* START RECORDED INFORMATION *

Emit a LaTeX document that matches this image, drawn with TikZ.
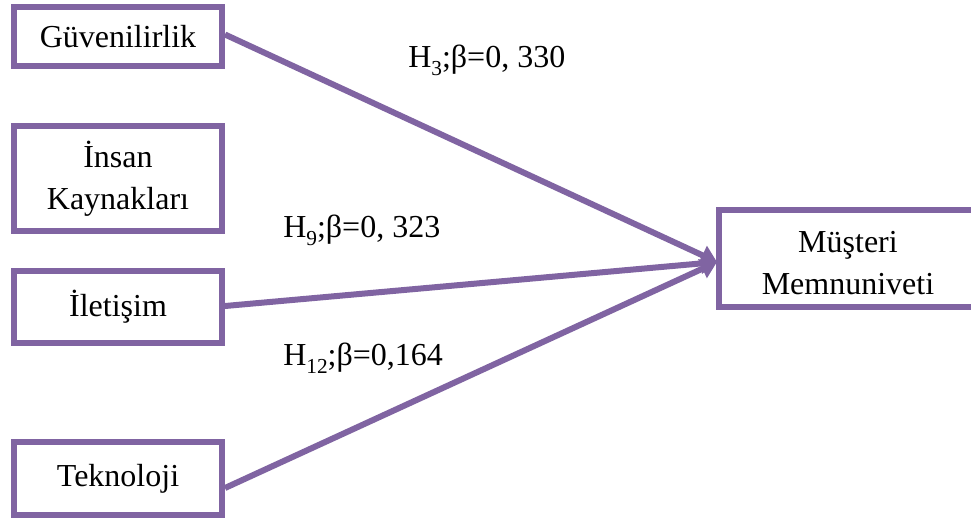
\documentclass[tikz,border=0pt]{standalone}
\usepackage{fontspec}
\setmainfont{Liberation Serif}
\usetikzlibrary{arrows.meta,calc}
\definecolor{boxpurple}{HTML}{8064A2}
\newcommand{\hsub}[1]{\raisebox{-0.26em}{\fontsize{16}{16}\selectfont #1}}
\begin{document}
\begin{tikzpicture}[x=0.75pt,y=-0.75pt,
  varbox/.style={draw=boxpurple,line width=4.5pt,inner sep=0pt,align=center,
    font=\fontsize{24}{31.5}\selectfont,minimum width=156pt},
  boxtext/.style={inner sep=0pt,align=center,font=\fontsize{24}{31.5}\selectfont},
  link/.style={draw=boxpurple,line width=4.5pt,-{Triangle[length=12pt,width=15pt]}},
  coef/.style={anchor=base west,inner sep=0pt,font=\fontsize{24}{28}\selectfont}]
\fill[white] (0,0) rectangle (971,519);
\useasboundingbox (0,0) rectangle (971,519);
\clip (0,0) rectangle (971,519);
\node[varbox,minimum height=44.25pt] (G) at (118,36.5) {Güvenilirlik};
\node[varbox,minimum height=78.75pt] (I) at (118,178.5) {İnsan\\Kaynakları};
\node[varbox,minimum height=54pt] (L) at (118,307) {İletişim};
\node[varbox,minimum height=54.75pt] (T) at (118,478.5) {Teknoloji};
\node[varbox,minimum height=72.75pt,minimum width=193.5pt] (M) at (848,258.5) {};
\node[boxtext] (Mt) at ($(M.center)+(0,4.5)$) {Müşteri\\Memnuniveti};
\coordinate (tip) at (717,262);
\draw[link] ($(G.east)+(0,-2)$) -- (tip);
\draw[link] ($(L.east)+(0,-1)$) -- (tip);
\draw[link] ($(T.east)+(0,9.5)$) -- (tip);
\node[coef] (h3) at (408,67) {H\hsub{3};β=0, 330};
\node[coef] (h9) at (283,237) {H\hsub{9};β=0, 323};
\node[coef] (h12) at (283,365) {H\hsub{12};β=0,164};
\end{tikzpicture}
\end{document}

* END RECORDED INFORMATION *

*GIVEN PROBLEM:* Transcribe the material exactly, leaving every picture out.

*SOLUTION TO THIS EXERCISE:*
Emit a LaTeX document that matches this image, drawn with TikZ.
\documentclass[tikz,border=0pt]{standalone}
\usepackage{fontspec}
\setmainfont{Liberation Serif}
\usetikzlibrary{arrows.meta,calc}
\definecolor{boxpurple}{HTML}{8064A2}
\newcommand{\hsub}[1]{\raisebox{-0.26em}{\fontsize{16}{16}\selectfont #1}}
\begin{document}
\begin{tikzpicture}[x=0.75pt,y=-0.75pt,
  varbox/.style={draw=boxpurple,line width=4.5pt,inner sep=0pt,align=center,
    font=\fontsize{24}{31.5}\selectfont,minimum width=156pt},
  boxtext/.style={inner sep=0pt,align=center,font=\fontsize{24}{31.5}\selectfont},
  link/.style={draw=boxpurple,line width=4.5pt,-{Triangle[length=12pt,width=15pt]}},
  coef/.style={anchor=base west,inner sep=0pt,font=\fontsize{24}{28}\selectfont}]
\fill[white] (0,0) rectangle (971,519);
\useasboundingbox (0,0) rectangle (971,519);
\clip (0,0) rectangle (971,519);
\node[varbox,minimum height=44.25pt] (G) at (118,36.5) {Güvenilirlik};
\node[varbox,minimum height=78.75pt] (I) at (118,178.5) {İnsan\\Kaynakları};
\node[varbox,minimum height=54pt] (L) at (118,307) {İletişim};
\node[varbox,minimum height=54.75pt] (T) at (118,478.5) {Teknoloji};
\node[varbox,minimum height=72.75pt,minimum width=193.5pt] (M) at (848,258.5) {};
\node[boxtext] (Mt) at ($(M.center)+(0,4.5)$) {Müşteri\\Memnuniveti};
\coordinate (tip) at (717,262);
\draw[link] ($(G.east)+(0,-2)$) -- (tip);
\draw[link] ($(L.east)+(0,-1)$) -- (tip);
\draw[link] ($(T.east)+(0,9.5)$) -- (tip);
\node[coef] (h3) at (408,67) {H\hsub{3};β=0, 330};
\node[coef] (h9) at (283,237) {H\hsub{9};β=0, 323};
\node[coef] (h12) at (283,365) {H\hsub{12};β=0,164};
\end{tikzpicture}
\end{document}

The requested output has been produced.